Training, validation, and test datasets

You may have come across the terms “training set”, “validation set”, and “test set” in the context of machine learning, and it might not be immediately clear what distinguishes them, particularly the difference between the validation and test sets. Fortunately, the distinction is straightforward once you understand the roles each plays in the model development process.

Training dataset

The training dataset is the portion of the dataset used to train the model. This is the data that the model actually learns from: the model iteratively processes this data, calculating losses and adjusting its internal weights accordingly to improve its predictions.

Validation dataset

The validation dataset is used during the training process, but it serves a different purpose from the training dataset. The model does not learn from this data. Instead, it is used during training to check if the model is overfitting (performing poorly only on unseen data). This dataset provides quick feedback, allowing you to rethink hyperparameters and possibly even the model architecture.

Test dataset

Once training is fully completed using both the training and validation datasets, you have a finished model. Now, it’s time to assess how well the model performs. This is where the test dataset comes into play. The test dataset contains data that the model has never seen during the training process, either for learning or validation. Its primary purpose is to evaluate the model’s performance and generalization ability on completely new data. Analogy

TLDR

The validation set is used during training to monitor how the accuracy improves as training progresses. The test set is used after the training is complete to evaluate how accurate the produced model is.
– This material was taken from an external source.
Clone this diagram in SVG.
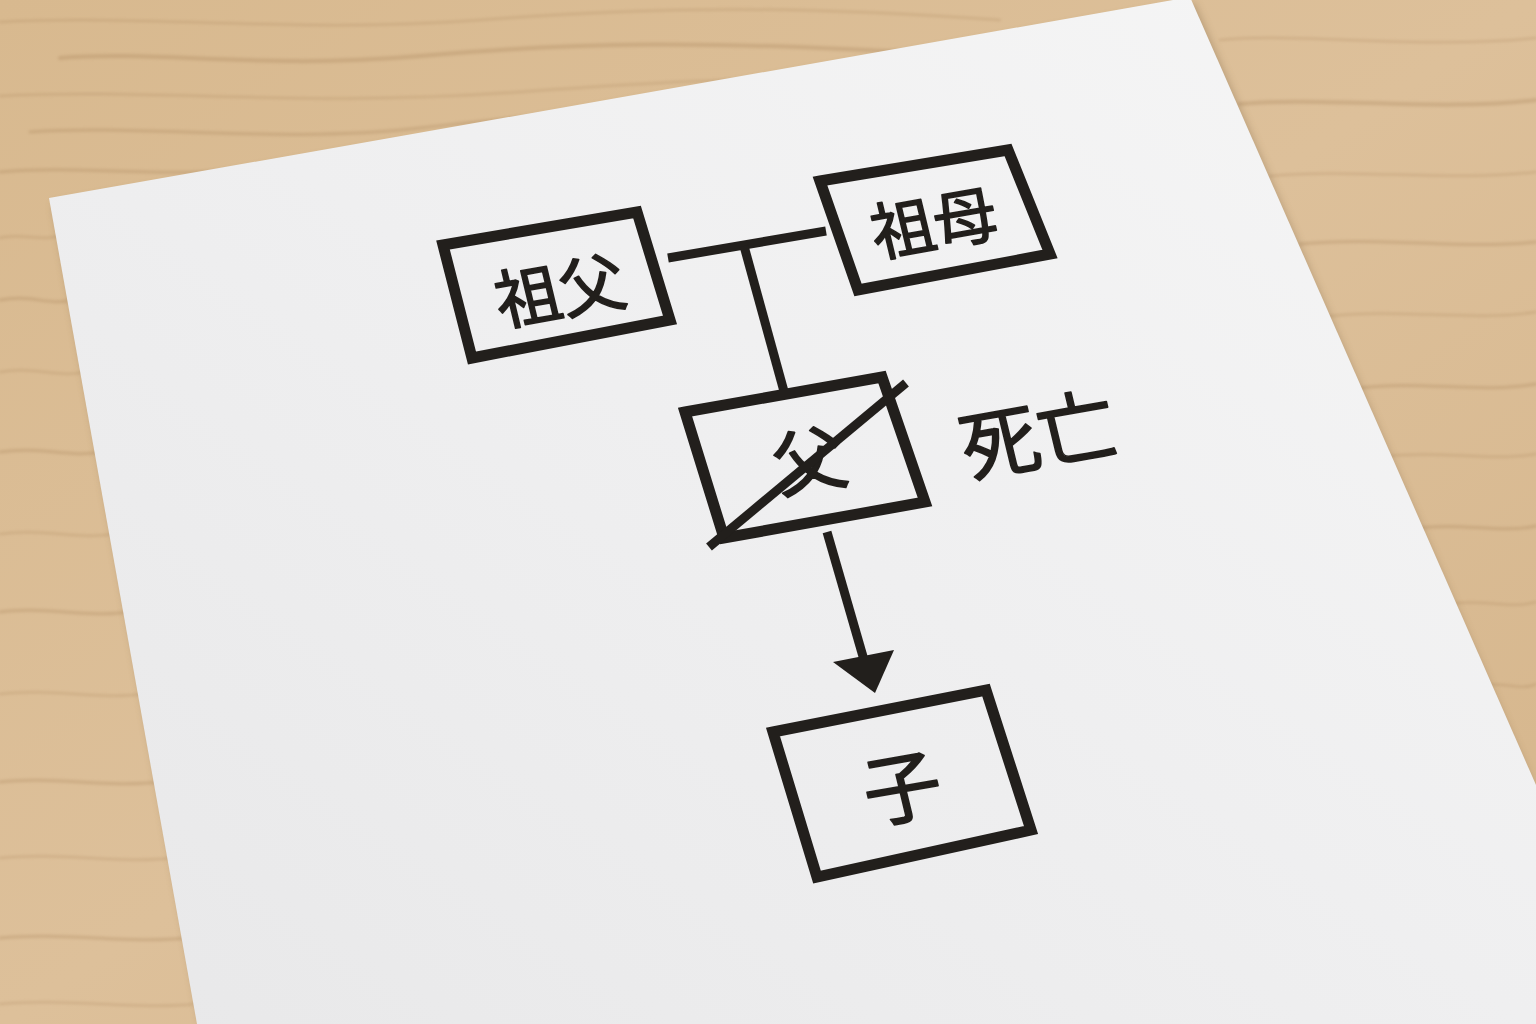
<svg xmlns="http://www.w3.org/2000/svg" width="1536" height="1024" viewBox="0 0 1536 1024">
  <defs>
    <linearGradient id="wood" x1="0" y1="0" x2="1" y2="1">
      <stop offset="0" stop-color="#d8b98f"/>
      <stop offset="0.5" stop-color="#ddc09a"/>
      <stop offset="1" stop-color="#d5b58b"/>
    </linearGradient>
    <linearGradient id="paper" x1="0" y1="1" x2="1" y2="0">
      <stop offset="0" stop-color="#e8e8e9"/>
      <stop offset="0.5" stop-color="#efeff0"/>
      <stop offset="1" stop-color="#f6f6f6"/>
    </linearGradient>
    <filter id="blur" x="-10%" y="-10%" width="120%" height="120%">
      <feGaussianBlur stdDeviation="4"/>
    </filter>
    <filter id="soft" x="-5%" y="-50%" width="110%" height="200%">
      <feGaussianBlur stdDeviation="1.5"/>
    </filter>
    <style>
      .grain { fill: none; stroke: #a47f55; stroke-linecap: round; }
      .box { fill: none; stroke: #221f1c; stroke-width: 11; stroke-linejoin: miter; }
      .line { fill: none; stroke: #221f1c; stroke-width: 9; stroke-linecap: butt; }
      .lbl { font-family: "Noto Sans CJK JP", "Noto Sans CJK SC", sans-serif; font-weight: 400; fill: #221f1c; stroke: #221f1c; stroke-width: 1.6; stroke-linejoin: round; text-anchor: middle; dominant-baseline: central; }
    </style>
  </defs>

  <!-- desk -->
  <rect x="0" y="0" width="1536" height="1024" fill="url(#wood)"/>
  <g id="wood-grain" opacity="0.3" filter="url(#soft)">
    <path class="grain" stroke-width="2" d="M0,22 C150,14 300,34 480,20 S800,6 1000,20"/>
    <path class="grain" stroke-width="4" d="M60,58 C160,50 260,70 420,56 S700,40 940,54"/>
    <path class="grain" stroke-width="2" d="M0,96 C160,88 300,108 520,92 S760,78 880,86"/>
    <path class="grain" stroke-width="3" d="M30,132 C140,124 280,144 420,128 S560,114 680,120"/>
    <path class="grain" stroke-width="3" d="M0,172 C90,164 180,182 290,164"/>
    <path class="grain" stroke-width="2" d="M0,238 C20,232 40,242 58,236"/>
    <path class="grain" stroke-width="3" d="M0,300 C30,294 50,306 72,300"/>
    <path class="grain" stroke-width="2" d="M0,372 C30,366 60,378 86,372"/>
    <path class="grain" stroke-width="3" d="M0,452 C40,446 70,458 100,452"/>
    <path class="grain" stroke-width="2" d="M0,534 C40,528 80,540 114,534"/>
    <path class="grain" stroke-width="3" d="M0,612 C40,606 90,618 128,612"/>
    <path class="grain" stroke-width="2" d="M0,694 C50,688 100,700 143,694"/>
    <path class="grain" stroke-width="3" d="M0,782 C50,776 110,788 158,782"/>
    <path class="grain" stroke-width="2" d="M0,858 C60,852 120,864 172,858"/>
    <path class="grain" stroke-width="3" d="M0,938 C60,932 130,944 186,938"/>
    <path class="grain" stroke-width="2" d="M0,1004 C60,998 140,1010 196,1004"/>
    <path class="grain" stroke-width="2" d="M1220,40 C1300,32 1420,50 1536,38"/>
    <path class="grain" stroke-width="4" d="M1240,104 C1320,96 1440,112 1536,100"/>
    <path class="grain" stroke-width="2" d="M1270,176 C1350,168 1450,182 1536,172"/>
    <path class="grain" stroke-width="3" d="M1300,244 C1380,236 1460,250 1536,242"/>
    <path class="grain" stroke-width="2" d="M1330,316 C1400,308 1470,322 1536,312"/>
    <path class="grain" stroke-width="3" d="M1360,388 C1420,380 1480,394 1536,384"/>
    <path class="grain" stroke-width="2" d="M1390,456 C1440,450 1490,462 1536,454"/>
    <path class="grain" stroke-width="3" d="M1420,528 C1460,522 1500,534 1536,526"/>
    <path class="grain" stroke-width="2" d="M1450,604 C1480,598 1510,610 1536,602"/>
    <path class="grain" stroke-width="2" d="M1480,686 C1500,680 1520,692 1536,684"/>
  </g>

  <!-- paper -->
  <polygon points="53,204 1194,3 1536,792 1536,1024 201,1024" fill="#6b5234" opacity="0.35" filter="url(#blur)"/>
  <polygon id="sheet" points="49,198 1190,-3 1536,785 1536,1024 197,1024" fill="url(#paper)"/>

  <!-- connectors -->
  <g id="connectors">
    <line class="line" x1="668" y1="258" x2="826" y2="231"/>
    <line class="line" x1="744" y1="246" x2="785" y2="395"/>
    <line class="line" x1="827" y1="532" x2="864" y2="660"/>
    <polygon points="833,662 894,650 875,693" fill="#221f1c"/>
  </g>

  <!-- nodes -->
  <g id="node-sofu">
    <polygon class="box" points="443,245 637,212 670,320 472,358"/>
    <text class="lbl" font-size="65" transform="matrix(0.985 -0.174 0.233 0.972 559 287)">祖父</text>
  </g>
  <g id="node-sobo">
    <polygon class="box" points="820,181 1008,150 1050,254 858,290"/>
    <text class="lbl" font-size="63" transform="matrix(0.985 -0.174 0.233 0.972 933 219)">祖母</text>
  </g>
  <g id="node-chichi">
    <polygon class="box" points="685,412 882,377 925,502 724,538"/>
    <text class="lbl" font-size="72" transform="matrix(0.985 -0.174 0.233 0.972 808 456)">父</text>
    <line class="line" stroke-width="10" x1="709" y1="547" x2="906" y2="383"/>
  </g>
  <g id="label-shibou">
    <text class="lbl" font-size="78" transform="matrix(0.985 -0.174 0.233 0.972 1037 430)">死亡</text>
  </g>
  <g id="node-ko">
    <polygon class="box" points="773,732 986,690 1031,830 817,877"/>
    <text class="lbl" font-size="78" transform="matrix(0.985 -0.174 0.233 0.972 901 783)">子</text>
  </g>
</svg>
Think of the validation dataset as analogous to development tests in software engineering, where the goal is to catch errors and make improvements during the development process. In contrast, the test dataset is like a QA test conducted after development is complete, ensuring that the final product meets the required standards before it is deployed.

Suggested split

Not unlike many other aspects of machine learning, the split ratio for each of the three datasets is somewhat arbitrary. There is no definitive right or wrong amount to choose, with the most popular suggestions being 80/10/10, 70/15/15, and 60/20/20.